Wednesday, June 19, 2019

A Good Day

It's getting harder and harder to figure out what to say for a title. I need to work on that.

This morning I was out the door by 8:30 am to go get Patrick his strawberries for jam. Spooners had their strawberries in Centralia. They won't have their raspberries till next week or later. I'll probably have to go back when they are in.

Went to the bank and cashed out some coins. Then went to Starbucks and took the drink to Patrick at work. Figured he needed a "pick me up."

Came back home by 10 am and called Cherry to walk. We walked about 45 mins and then when I got home, Sophie gave me crap for being gone. Had to give her TLC to get her to quiet down. She's not going to like me next week when I take her to get her shots.

Lately, I don't know what I want to work on. So, I play games till I can figure it out. OR I walk in circles thinking about what I want to do. Sophie looks at me like I'm nuts at times. Other times she looks at me wondering what my problem is. To be honest, really not sure what my problem is. I tend to want to do everything - or nothing - and until I can figure it out, I'm pacing.

Finally got in the mood to bead.


I got this far before Patrick got home. I was watching season 4 of "Longmire" on Netflix. I couldn't believe they killed off "Chase" on the show!! He was so cute! I'm not sure where the next 3 seasons will go, but I'm into watching this show. It's addictive watching this show! I am still waiting on some of the other shows that have new episodes.
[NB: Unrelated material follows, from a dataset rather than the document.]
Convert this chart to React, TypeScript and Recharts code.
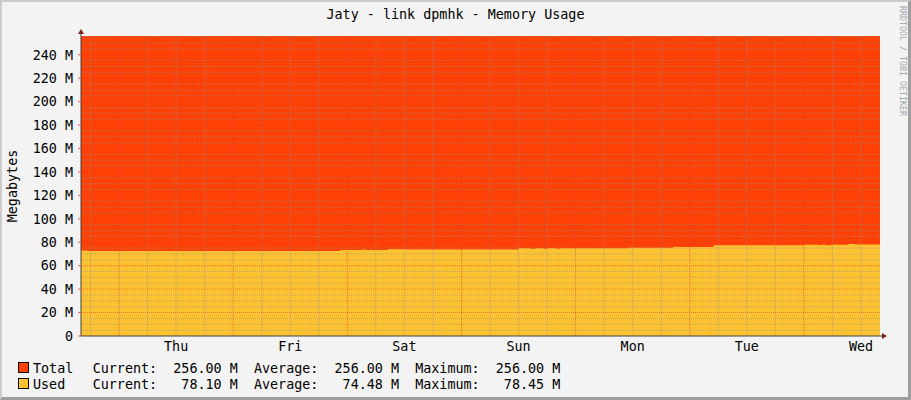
import React from "react";
import { ComposedChart, Area, XAxis, YAxis, ReferenceLine, ReferenceDot } from "recharts";

// one week, hour 0 = Wed 16:00
const HOURS = 168;
const TOTAL_MB = 256;

const dayTicks = [20, 44, 68, 92, 116, 140, 164];
const dayLabels = ["Thu", "Fri", "Sat", "Sun", "Mon", "Tue", "Wed"];
const midnights = [8, 32, 56, 80, 104, 128, 152];
const sixHourMarks = [2, 14, 20, 26, 38, 44, 50, 62, 68, 74, 86, 92, 98, 110, 116, 122, 134, 140, 146, 158, 164];

const yTicks = [0, 20, 40, 60, 80, 100, 120, 140, 160, 180, 200, 220, 240];

// memory used
const usedHours = [0, 1.3, 54.5, 59.2, 59.7, 64.5, 68, 92, 94.5, 95.5, 97.3, 98, 100, 100.8, 115, 124.5, 125.6, 133, 152, 154.8, 155.6, 156.6, 157.8, 161.3, 162.7, 168];
const usedValues = [72.9, 72.6, 73.4, 74.0, 73.4, 74.0, 73.8, 74.8, 74.4, 74.8, 74.4, 74.8, 74.5, 74.8, 75.4, 76.2, 76.0, 77.4, 77.9, 77.6, 77.9, 77.5, 77.9, 78.45, 78.0, 78.1];

const legendNames = ["Total", "Used"];
const legendColors = ["#FF4105", "#FFC332"];
const currentValues = [256.0, 78.1];
const averageValues = [256.0, 74.48];
const maximumValues = [256.0, 78.45];

const FONT = "'DejaVu Sans Mono', monospace";

const rows = usedHours.map((h, i) => ({ h, used: usedValues[i], total: TOTAL_MB }));

const minorY: number[] = [];
yTicks.forEach((t) => {
  [5, 10, 15].forEach((d) => {
    if (t + d < TOTAL_MB) minorY.push(t + d);
  });
});

const fmt = (v: number) => (v.toFixed(2) + " M").padStart(8, " ");

const UpArrow = (props: any) => {
  const { cx, cy } = props;
  return (
    <g>
      <line x1={cx} y1={cy} x2={cx} y2={cy - 4} stroke="#404040" />
      <path d={`M${cx - 3},${cy - 2} L${cx + 3},${cy - 2} L${cx},${cy - 7} Z`} fill="#7F1F1F" />
    </g>
  );
};

const RightArrow = (props: any) => {
  const { cx, cy } = props;
  return (
    <g>
      <line x1={cx} y1={cy} x2={cx + 4} y2={cy} stroke="#404040" />
      <path d={`M${cx + 2},${cy - 3} L${cx + 2},${cy + 3} L${cx + 7},${cy} Z`} fill="#7F1F1F" />
    </g>
  );
};

export default function App() {
  return (
    <div style={{ position: "absolute", left: 0, top: 0, width: 911, height: 400, background: "#F3F3F3" }}>
      <ComposedChart
        width={911}
        height={400}
        data={rows}
        margin={{ top: 36, right: 31, bottom: 44, left: 0 }}
        style={{ position: "absolute", left: 0, top: 0 }}
      >
        <XAxis
          dataKey="h"
          type="number"
          domain={[0, HOURS]}
          ticks={dayTicks}
          tickFormatter={(v: number) => dayLabels[dayTicks.indexOf(v)]}
          height={20}
          tickLine={false}
          tickSize={2}
          tickMargin={3}
          axisLine={{ stroke: "#404040" }}
          tick={{ fill: "#000", fontFamily: FONT, fontSize: 13.4 }}
          allowDataOverflow
        />
        <YAxis
          type="number"
          domain={[0, TOTAL_MB]}
          ticks={yTicks}
          tickFormatter={(v: number) => (v === 0 ? "0" : `${v} M`)}
          width={81}
          tickSize={3}
          tickMargin={5}
          tickLine={{ stroke: "#E06060" }}
          axisLine={{ stroke: "#404040" }}
          tick={{ fill: "#000", fontFamily: FONT, fontSize: 13.4 }}
          allowDataOverflow
        />
        <Area
          type="stepAfter"
          dataKey="total"
          fill="#FF4105"
          fillOpacity={1}
          stroke="none"
          dot={false}
          activeDot={false}
          isAnimationActive={false}
        />
        <Area
          type="stepAfter"
          dataKey="used"
          fill="#FFC332"
          fillOpacity={1}
          stroke="none"
          dot={false}
          activeDot={false}
          isAnimationActive={false}
        />
        {minorY.map((v) => (
          <ReferenceLine key={`my${v}`} y={v} stroke="#8C8C8C" strokeOpacity={0.6} strokeDasharray="1 1" />
        ))}
        {sixHourMarks.map((v) => (
          <ReferenceLine key={`mx${v}`} x={v} stroke="#8C8C8C" strokeOpacity={0.6} strokeDasharray="1 1" />
        ))}
        {yTicks.filter((v) => v > 0).map((v) => (
          <ReferenceLine key={`My${v}`} y={v} stroke="#E83030" strokeOpacity={0.55} strokeDasharray="1 1" />
        ))}
        {midnights.map((v) => (
          <ReferenceLine key={`Mx${v}`} x={v} stroke="#E83030" strokeOpacity={0.55} strokeDasharray="1 1" />
        ))}
        <ReferenceDot x={0} y={TOTAL_MB} r={0} ifOverflow="visible" shape={UpArrow} />
        <ReferenceDot x={HOURS} y={0} r={0} ifOverflow="visible" shape={RightArrow} />
      </ComposedChart>

      <svg
        width={911}
        height={400}
        style={{ position: "absolute", left: 0, top: 0, pointerEvents: "none" }}
        fontFamily={FONT}
      >
        <text x={455.5} y={19} fontSize={13.4} textAnchor="middle" fill="#000">
          Jaty - link dpmhk - Memory Usage
        </text>
        <text x={16.5} y={186} fontSize={13.4} textAnchor="middle" fill="#000" transform="rotate(-90 16.5 186)">
          Megabytes
        </text>
        <text x={899.5} y={6} fontSize={8.3} fill="#A8A8A8" transform="rotate(90 899.5 6)">
          RRDTOOL / TOBI OETIKER
        </text>
        {legendNames.map((name, i) => (
          <g key={name}>
            <rect x={18.5} y={362.5 + i * 16} width={10} height={10} fill={legendColors[i]} stroke="#000" />
            <text x={33} y={373 + i * 16} fontSize={13.4} fill="#000">
              {name}
            </text>
            <text x={92.7} y={373 + i * 16} fontSize={13.4} fill="#000" style={{ whiteSpace: "pre" }}>
              {`Current:  ${fmt(currentValues[i])}  Average:  ${fmt(averageValues[i])}  Maximum:  ${fmt(maximumValues[i])}`}
            </text>
          </g>
        ))}
      </svg>

      <div
        style={{
          position: "absolute",
          left: 0,
          top: 0,
          width: 911,
          height: 400,
          boxSizing: "border-box",
          borderLeft: "2px solid #CBCBCB",
          borderTop: "2px solid #CBCBCB",
          borderRight: "3px solid #9E9E9E",
          borderBottom: "3px solid #9E9E9E",
          pointerEvents: "none",
        }}
      />
    </div>
  );
}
This is the 3rd snowman in the ornament. I can't wait to get this done. I may be working on it tomorrow as well. It is relaxing to work on. I may be able to get it done tomorrow or have to wait till the weekend.

I needed to work on my cross stitching as well.



I worked on the quilt. I'm actually not into that quilt. So, I'm thinking I'm going to back off on this piece for a little bit. I'll have to wait and see.....

.....what mood I'm in. Lately, my mood hasn't been all that great. I seem to be lost at times when it comes to making up my mind. I don't know if I want to clean the kitchen, sit down and working on my cross stitching, work on my big beading pieces, work on my ornament beading, or applique/quilting.......what to do, what to do.....and then again, I can do laundry, vacuum or go downstairs and clean up. What to do, what to do, what to do. What a pain in the rear when I seem to be anxious to do something, but can't figure out what. I want to go out, I want to stay in. "Do I stay or do I go?" What a pain.

I need to listen to the tapes I brought from the library. I'm thinking I'm going to send the one back because I really don't want to hear any more. It's good, but not enough to keep me going.

I'm still working on being Happy Stitching/Happy Quilting!!